Theoretical and pragmatic constraints reflect the value-laden nature of the concept of democracy and claims made about it. Theoretical accounts are normative, describing democracy as an ideal, even when theories are informed by consideration of democracies as they have appeared in practice. Pragmatic considerations are aspirational. The judgment of how successful the production of new knowledge is when using particular measures depends in large part on the ends that knowledge is to serve. The assessment is not merely instrumental, but also requires considering the worth of those ends—a further value judgment.

That China promotes a conception of itself as democratic both within its borders and to the international community speaks to a desire to engage and prevail in the debate about values. The question of whether democracy should be conceptualized and measured differently than it currently is depends on theory, how theoretical and empirical accounts hang together, but also on international debates about what political values should be promoted and what obligations regimes have to their citizens. Whether China can make the case to the international community consequently depends of these factors as well. Is it possible for the Chinese leadership to govern in a way that is consistent with the well-being of the people without protecting human rights and individual liberties? To what extent are human rights and liberties required in a democracy? While these questions require engagement with values, they also have an empirical component. Their answers will be mixed claims.

Using V-Dem measures, it is clear that China is not a democracy, but the account offered here indicates that the debate is not closed. Measurement of democracy is not standardized and some of the considerations about values and the aims of political science research suggest that more than one conception of democracy is likely to be needed.
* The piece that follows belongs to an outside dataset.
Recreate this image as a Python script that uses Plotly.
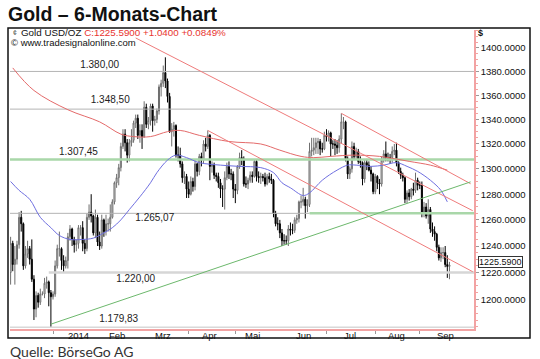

Nonetheless, I have suggested an approach here under which measurement of complex social phenomenon can be considered objective. There are grounds upon which to make the claims about which regimes are democratic and to what extent, and there are ways to evaluate those claims. Our specification of the concept through its social/historical/theoretical sources, the body of knowledge in which measures are embedded, and the practices through which the measures are produced and used provide the needed constraints and a coherence objectivity for such claims.